» **BRIEF**:
Pictures should be excluded; otherwise, copy every entry exactly.

» **DATASET RECORDS**:
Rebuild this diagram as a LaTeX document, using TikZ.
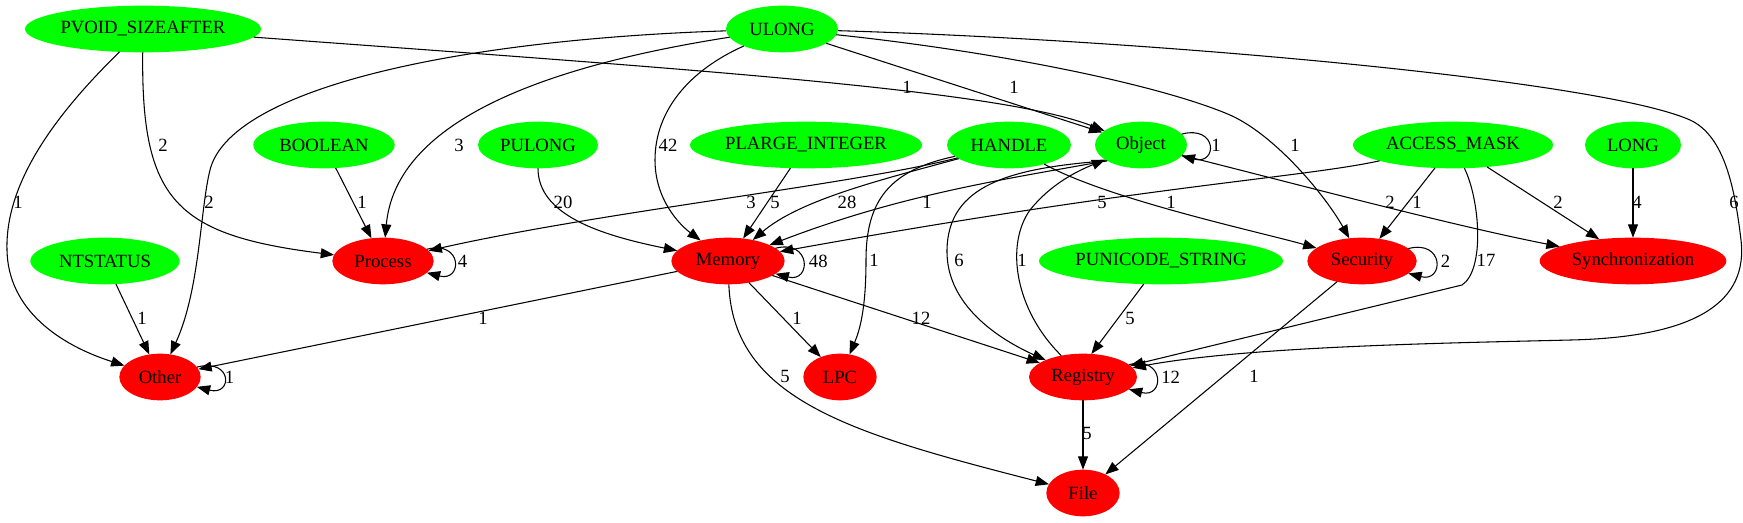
\documentclass[tikz,border=0pt]{standalone}
\usepackage{fontspec}
\setmainfont{Liberation Serif}
\usetikzlibrary{arrows.meta,shapes.geometric}
\begin{document}
\begin{tikzpicture}[x=0.75pt,y=-0.75pt,
      font=\fontsize{14}{16}\selectfont,
      tnode/.style={ellipse, fill=green, inner sep=0pt, outer sep=0pt, minimum height=35pt},
      cnode/.style={ellipse, fill=red, inner sep=0pt, outer sep=0pt, minimum height=35pt},
      link/.style={draw, line width=0.8pt, -{Triangle[length=10pt,width=7.5pt]}},
      elab/.style={inner sep=0pt}]
   \useasboundingbox (0,0) rectangle (1743,523);
   \def \Types {
      PV/143/29/177/PVOID\_SIZEAFTER,
      UL/782/29/84/ULONG,
      BO/324/145/106/BOOLEAN,
      PU/538/145/90/PULONG,
      PL/806/145/174/PLARGE\_INTEGER,
      HA/1009/145/93/HANDLE,
      OB/1141/145/69/Object,
      AM/1453/145/150/ACCESS\_MASK,
      LO/1633/145/72/LONG,
      NT/105/261/112/NTSTATUS,
      PS/1161/261/183/PUNICODE\_STRING}
   \def \Cats {
      PR/383/261/76/Process,
      ME/728/261/85/Memory,
      SE/1362/261/82/Security,
      SY/1633/261/140/Synchronization,
      OT/160/377/61/Other,
      LP/840/377/55/LPC,
      RE/1083/377/81/Registry,
      FI/1083/493/55/File}
   \foreach \n / \x / \y / \w / \t in \Types {
      \node[tnode, minimum width=\w pt] (\n) at (\x, \y) {\t};
   }
   \foreach \n / \x / \y / \w / \t in \Cats {
      \node[cnode, minimum width=\w pt] (\n) at (\x, \y) {\t};
   }
   % straight edges: from/to/label x/label y/count
   \def \Lines {
      UL/OB/1014/87/1,
      BO/PR/362/202/1,
      PL/ME/775/202/5,
      AM/SE/1417/202/1,
      AM/SY/1558/202/2,
      LO/SY/1637/202/4,
      NT/OT/142/318/1,
      ME/OT/483/318/1,
      ME/LP/797/318/1,
      ME/RE/921/318/12,
      SE/FI/1254/376/1,
      RE/FI/1087/433/5}
   \foreach \u / \v / \lx / \ly / \w in \Lines {
      \draw[link] (\u) -- (\v) node[elab] (l\u\v) at (\lx, \ly) {\w};
   }
   % self loops
   \def \Loops {OB/1, PR/4, ME/48, SE/2, RE/12, OT/1}
   \foreach \n / \w in \Loops {
      \draw[link] (\n.15) .. controls +(27pt,7pt) and +(27pt,-7pt) .. (\n.-15);
      \node[elab, anchor=west] (l\n) at ([xshift=18pt]\n.east) {\w};
   }
   % curved edges
   \draw[link] (PV) .. controls (60,110) and (5,180) .. (7,250)
      .. controls (8,310) and (60,345) .. (OT)
      node[elab] (lPVOT) at (18,202) {1};
   \draw[link] (PV) .. controls (141,200) and (175,235) .. (PR)
      node[elab] (lPVPR) at (163,145) {2};
   \draw[link] (PV) .. controls (700,70) and (1000,90) .. (OB)
      node[elab] (lPVOB) at (907,87) {1};
   \draw[link] (UL) .. controls (450,40) and (230,90) .. (210,170)
      .. controls (200,210) and (200,290) .. (OT)
      node[elab] (lULOT) at (209,202) {2};
   \draw[link] (UL) .. controls (520,70) and (395,130) .. (PR)
      node[elab] (lULPR) at (459,145) {3};
   \draw[link] (UL) .. controls (690,70) and (655,110) .. (655,160)
      .. controls (655,200) and (680,225) .. (ME)
      node[elab] (lULME) at (668,145) {42};
   \draw[link] (UL) .. controls (1000,52) and (1160,85) .. (1230,115)
      .. controls (1275,135) and (1325,195) .. (SE)
      node[elab] (lULSE) at (1295,145) {1};
   \draw[link] (UL) .. controls (1150,40) and (1600,80) .. (1690,120)
      .. controls (1725,136) and (1735,190) .. (1741,240)
      .. controls (1748,300) and (1700,337) .. (1571,340)
      .. controls (1451,343) and (1250,346) .. (RE)
      node[elab] (lULRE) at (1734,202) {6};
   \draw[link] (PU) .. controls (538,215) and (600,235) .. (ME)
      node[elab] (lPUME) at (563,202) {20};
   \draw[link] (HA) .. controls (850,185) and (600,212) .. (PR)
      node[elab] (lHAPR) at (751,202) {3};
   \draw[link] (HA) .. controls (880,180) and (800,200) .. (ME)
      node[elab] (lHAME) at (847,202) {28};
   \draw[link] (HA) .. controls (890,170) and (866,200) .. (866,260)
      .. controls (866,300) and (862,325) .. (LP)
      node[elab] (lHALP) at (874,260) {1};
   \draw[link] (HA) .. controls (1110,200) and (1260,232) .. (SE)
      node[elab] (lHASE) at (1171,202) {1};
   \draw[link] (OB.205) .. controls (1000,180) and (900,195) .. (ME)
      node[elab] (lOBME) at (927,202) {1};
   \draw[link] (OB.205) .. controls (1010,168) and (948,185) .. (947,250)
      .. controls (946,300) and (990,335) .. (RE)
      node[elab] (lOBRE) at (959,260) {6};
   \draw[link] (RE) .. controls (1015,310) and (1005,245) .. (1030,210)
      .. controls (1050,185) and (1075,172) .. (OB)
      node[elab] (lREOB) at (1022,260) {1};
   \draw[link] (OB) .. controls (1300,185) and (1450,225) .. (SY)
      node[elab] (lOBSY) at (1390,202) {2};
   \draw[link] (AM) .. controls (1300,178) and (1150,185) .. (ME)
      node[elab] (lAMME) at (1102,202) {5};
   \draw[link] (AM) .. controls (1480,200) and (1485,270) .. (1462,285) -- (RE)
      node[elab] (lAMRE) at (1486,260) {17};
   \draw[link] (ME) .. controls (733,400) and (853,434) .. (FI)
      node[elab] (lMEFI) at (785,376) {5};
   \draw[link] (PS) -- (RE.70)
      node[elab] (lPSRE) at (1130,318) {5};
\end{tikzpicture}
\end{document}
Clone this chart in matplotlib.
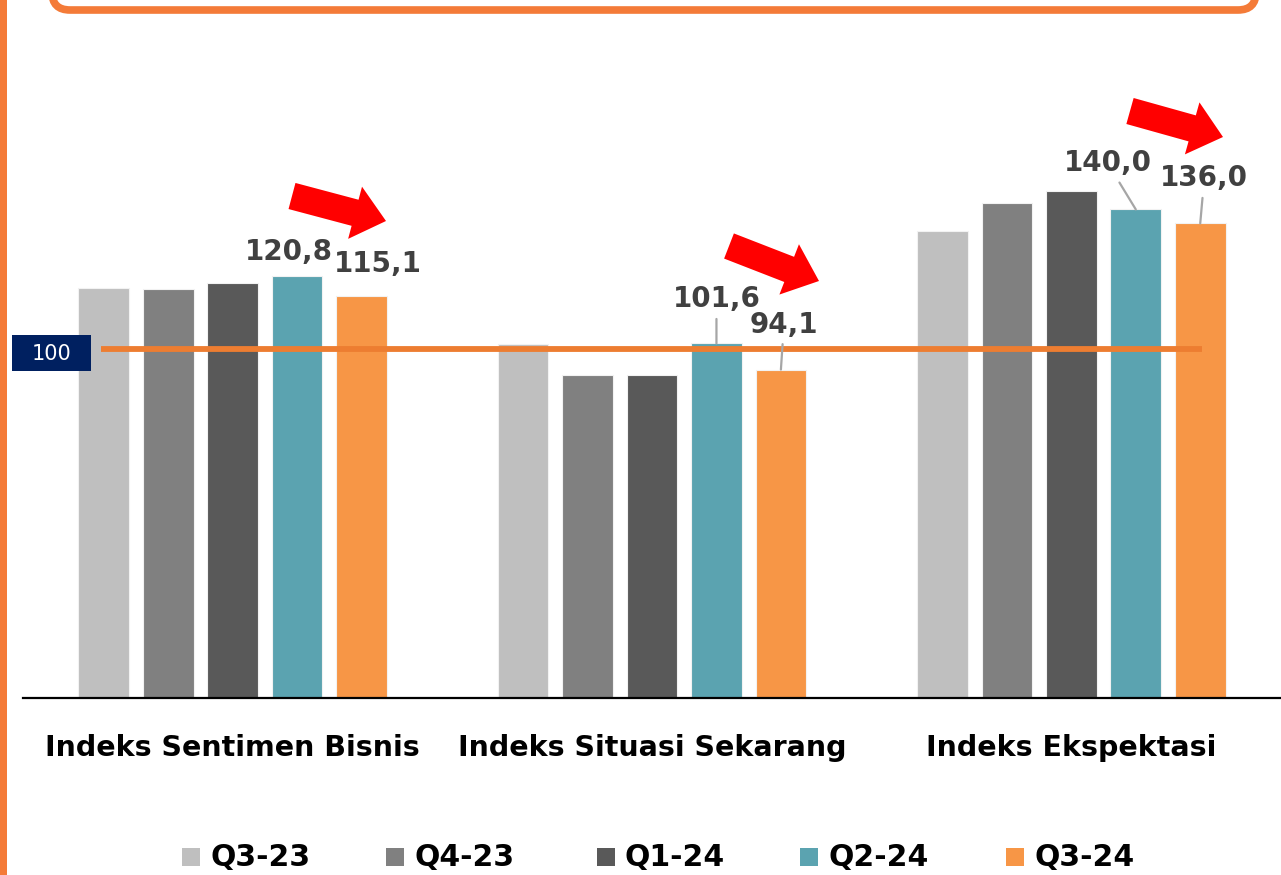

» **EXERCISE SOLUTION**:
Rebuild this diagram as a LaTeX document, using TikZ.
\documentclass[tikz,border=0pt]{standalone}
\usepackage{fontspec}
\setmainfont{Liberation Serif}
\usetikzlibrary{arrows.meta,shapes.geometric}
\begin{document}
\begin{tikzpicture}[x=0.75pt,y=-0.75pt,
      font=\fontsize{14}{16}\selectfont,
      tnode/.style={ellipse, fill=green, inner sep=0pt, outer sep=0pt, minimum height=35pt},
      cnode/.style={ellipse, fill=red, inner sep=0pt, outer sep=0pt, minimum height=35pt},
      link/.style={draw, line width=0.8pt, -{Triangle[length=10pt,width=7.5pt]}},
      elab/.style={inner sep=0pt}]
   \useasboundingbox (0,0) rectangle (1743,523);
   \def \Types {
      PV/143/29/177/PVOID\_SIZEAFTER,
      UL/782/29/84/ULONG,
      BO/324/145/106/BOOLEAN,
      PU/538/145/90/PULONG,
      PL/806/145/174/PLARGE\_INTEGER,
      HA/1009/145/93/HANDLE,
      OB/1141/145/69/Object,
      AM/1453/145/150/ACCESS\_MASK,
      LO/1633/145/72/LONG,
      NT/105/261/112/NTSTATUS,
      PS/1161/261/183/PUNICODE\_STRING}
   \def \Cats {
      PR/383/261/76/Process,
      ME/728/261/85/Memory,
      SE/1362/261/82/Security,
      SY/1633/261/140/Synchronization,
      OT/160/377/61/Other,
      LP/840/377/55/LPC,
      RE/1083/377/81/Registry,
      FI/1083/493/55/File}
   \foreach \n / \x / \y / \w / \t in \Types {
      \node[tnode, minimum width=\w pt] (\n) at (\x, \y) {\t};
   }
   \foreach \n / \x / \y / \w / \t in \Cats {
      \node[cnode, minimum width=\w pt] (\n) at (\x, \y) {\t};
   }
   % straight edges: from/to/label x/label y/count
   \def \Lines {
      UL/OB/1014/87/1,
      BO/PR/362/202/1,
      PL/ME/775/202/5,
      AM/SE/1417/202/1,
      AM/SY/1558/202/2,
      LO/SY/1637/202/4,
      NT/OT/142/318/1,
      ME/OT/483/318/1,
      ME/LP/797/318/1,
      ME/RE/921/318/12,
      SE/FI/1254/376/1,
      RE/FI/1087/433/5}
   \foreach \u / \v / \lx / \ly / \w in \Lines {
      \draw[link] (\u) -- (\v) node[elab] (l\u\v) at (\lx, \ly) {\w};
   }
   % self loops
   \def \Loops {OB/1, PR/4, ME/48, SE/2, RE/12, OT/1}
   \foreach \n / \w in \Loops {
      \draw[link] (\n.15) .. controls +(27pt,7pt) and +(27pt,-7pt) .. (\n.-15);
      \node[elab, anchor=west] (l\n) at ([xshift=18pt]\n.east) {\w};
   }
   % curved edges
   \draw[link] (PV) .. controls (60,110) and (5,180) .. (7,250)
      .. controls (8,310) and (60,345) .. (OT)
      node[elab] (lPVOT) at (18,202) {1};
   \draw[link] (PV) .. controls (141,200) and (175,235) .. (PR)
      node[elab] (lPVPR) at (163,145) {2};
   \draw[link] (PV) .. controls (700,70) and (1000,90) .. (OB)
      node[elab] (lPVOB) at (907,87) {1};
   \draw[link] (UL) .. controls (450,40) and (230,90) .. (210,170)
      .. controls (200,210) and (200,290) .. (OT)
      node[elab] (lULOT) at (209,202) {2};
   \draw[link] (UL) .. controls (520,70) and (395,130) .. (PR)
      node[elab] (lULPR) at (459,145) {3};
   \draw[link] (UL) .. controls (690,70) and (655,110) .. (655,160)
      .. controls (655,200) and (680,225) .. (ME)
      node[elab] (lULME) at (668,145) {42};
   \draw[link] (UL) .. controls (1000,52) and (1160,85) .. (1230,115)
      .. controls (1275,135) and (1325,195) .. (SE)
      node[elab] (lULSE) at (1295,145) {1};
   \draw[link] (UL) .. controls (1150,40) and (1600,80) .. (1690,120)
      .. controls (1725,136) and (1735,190) .. (1741,240)
      .. controls (1748,300) and (1700,337) .. (1571,340)
      .. controls (1451,343) and (1250,346) .. (RE)
      node[elab] (lULRE) at (1734,202) {6};
   \draw[link] (PU) .. controls (538,215) and (600,235) .. (ME)
      node[elab] (lPUME) at (563,202) {20};
   \draw[link] (HA) .. controls (850,185) and (600,212) .. (PR)
      node[elab] (lHAPR) at (751,202) {3};
   \draw[link] (HA) .. controls (880,180) and (800,200) .. (ME)
      node[elab] (lHAME) at (847,202) {28};
   \draw[link] (HA) .. controls (890,170) and (866,200) .. (866,260)
      .. controls (866,300) and (862,325) .. (LP)
      node[elab] (lHALP) at (874,260) {1};
   \draw[link] (HA) .. controls (1110,200) and (1260,232) .. (SE)
      node[elab] (lHASE) at (1171,202) {1};
   \draw[link] (OB.205) .. controls (1000,180) and (900,195) .. (ME)
      node[elab] (lOBME) at (927,202) {1};
   \draw[link] (OB.205) .. controls (1010,168) and (948,185) .. (947,250)
      .. controls (946,300) and (990,335) .. (RE)
      node[elab] (lOBRE) at (959,260) {6};
   \draw[link] (RE) .. controls (1015,310) and (1005,245) .. (1030,210)
      .. controls (1050,185) and (1075,172) .. (OB)
      node[elab] (lREOB) at (1022,260) {1};
   \draw[link] (OB) .. controls (1300,185) and (1450,225) .. (SY)
      node[elab] (lOBSY) at (1390,202) {2};
   \draw[link] (AM) .. controls (1300,178) and (1150,185) .. (ME)
      node[elab] (lAMME) at (1102,202) {5};
   \draw[link] (AM) .. controls (1480,200) and (1485,270) .. (1462,285) -- (RE)
      node[elab] (lAMRE) at (1486,260) {17};
   \draw[link] (ME) .. controls (733,400) and (853,434) .. (FI)
      node[elab] (lMEFI) at (785,376) {5};
   \draw[link] (PS) -- (RE.70)
      node[elab] (lPSRE) at (1130,318) {5};
\end{tikzpicture}
\end{document}
Clone this chart in matplotlib.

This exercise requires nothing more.